Note each line where "this" appears, and copy it.

··· Dataset content

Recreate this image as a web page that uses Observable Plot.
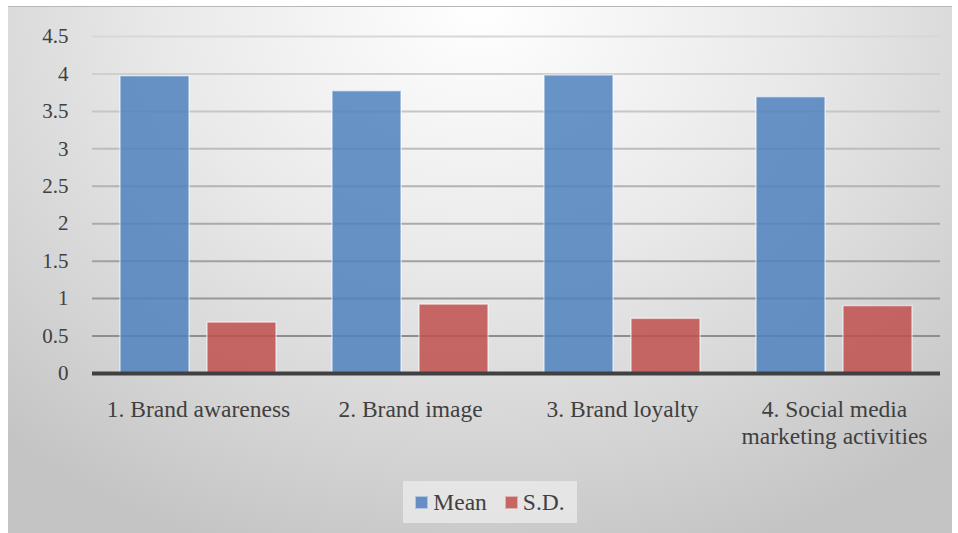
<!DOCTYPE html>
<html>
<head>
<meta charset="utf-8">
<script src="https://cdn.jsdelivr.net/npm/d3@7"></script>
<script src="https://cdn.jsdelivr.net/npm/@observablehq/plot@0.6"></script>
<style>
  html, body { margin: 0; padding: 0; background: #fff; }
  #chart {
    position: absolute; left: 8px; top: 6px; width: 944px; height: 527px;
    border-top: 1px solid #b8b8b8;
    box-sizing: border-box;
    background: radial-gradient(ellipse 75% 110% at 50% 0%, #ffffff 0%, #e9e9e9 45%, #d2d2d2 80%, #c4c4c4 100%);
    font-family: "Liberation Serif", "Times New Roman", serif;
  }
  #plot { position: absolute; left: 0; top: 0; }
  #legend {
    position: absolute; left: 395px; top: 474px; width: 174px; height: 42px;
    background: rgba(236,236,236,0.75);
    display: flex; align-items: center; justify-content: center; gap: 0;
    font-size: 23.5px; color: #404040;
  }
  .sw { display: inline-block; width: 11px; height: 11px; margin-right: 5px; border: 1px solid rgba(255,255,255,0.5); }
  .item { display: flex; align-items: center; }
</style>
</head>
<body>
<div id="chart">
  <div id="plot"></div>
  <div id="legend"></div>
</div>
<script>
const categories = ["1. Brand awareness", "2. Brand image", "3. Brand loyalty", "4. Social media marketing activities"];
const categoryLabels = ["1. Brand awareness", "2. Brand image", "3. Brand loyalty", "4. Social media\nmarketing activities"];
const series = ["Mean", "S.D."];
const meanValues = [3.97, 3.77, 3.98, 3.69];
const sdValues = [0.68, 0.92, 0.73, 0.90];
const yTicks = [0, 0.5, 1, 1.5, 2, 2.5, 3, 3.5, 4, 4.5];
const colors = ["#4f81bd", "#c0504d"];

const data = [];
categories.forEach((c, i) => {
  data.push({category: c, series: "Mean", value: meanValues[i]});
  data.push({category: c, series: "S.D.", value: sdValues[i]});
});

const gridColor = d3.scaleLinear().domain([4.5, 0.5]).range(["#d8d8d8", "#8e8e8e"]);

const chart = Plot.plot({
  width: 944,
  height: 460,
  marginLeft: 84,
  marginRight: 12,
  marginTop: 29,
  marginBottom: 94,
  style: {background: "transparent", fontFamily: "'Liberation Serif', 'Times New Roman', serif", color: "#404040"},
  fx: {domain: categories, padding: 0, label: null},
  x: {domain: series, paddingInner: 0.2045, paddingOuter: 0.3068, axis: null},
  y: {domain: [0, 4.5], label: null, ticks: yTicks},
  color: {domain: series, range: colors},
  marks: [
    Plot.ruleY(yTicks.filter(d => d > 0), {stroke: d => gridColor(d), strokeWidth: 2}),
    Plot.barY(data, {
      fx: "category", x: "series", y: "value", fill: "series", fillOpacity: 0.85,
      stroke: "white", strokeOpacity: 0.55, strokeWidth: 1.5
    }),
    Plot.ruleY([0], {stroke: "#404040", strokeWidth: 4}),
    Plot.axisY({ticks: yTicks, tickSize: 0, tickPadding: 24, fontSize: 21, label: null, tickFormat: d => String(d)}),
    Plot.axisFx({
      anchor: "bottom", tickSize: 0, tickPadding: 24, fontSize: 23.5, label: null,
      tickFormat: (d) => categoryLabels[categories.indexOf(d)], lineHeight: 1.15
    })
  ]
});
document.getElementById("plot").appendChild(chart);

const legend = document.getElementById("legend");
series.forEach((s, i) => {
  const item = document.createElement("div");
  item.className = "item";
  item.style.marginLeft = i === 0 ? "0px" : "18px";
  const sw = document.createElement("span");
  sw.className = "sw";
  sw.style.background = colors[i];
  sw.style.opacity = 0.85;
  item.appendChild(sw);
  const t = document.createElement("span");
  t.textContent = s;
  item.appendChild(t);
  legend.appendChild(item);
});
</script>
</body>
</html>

······
··· Dataset content

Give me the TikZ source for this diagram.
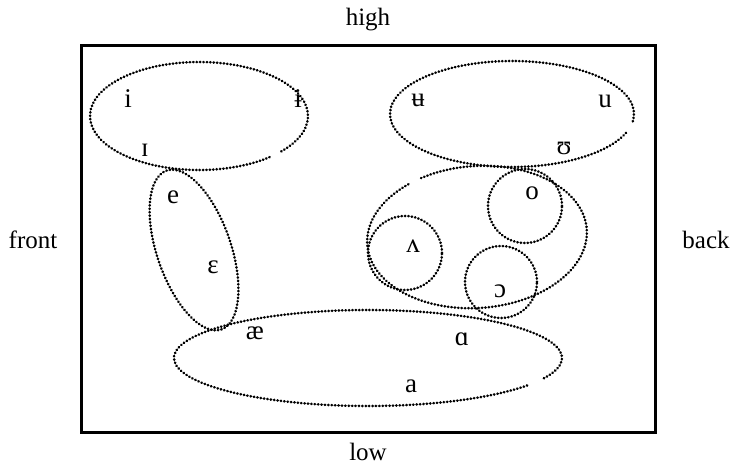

······

▶ [Result below]
Recreate this image as a web page that uses Observable Plot.
Give me the TikZ source for this diagram.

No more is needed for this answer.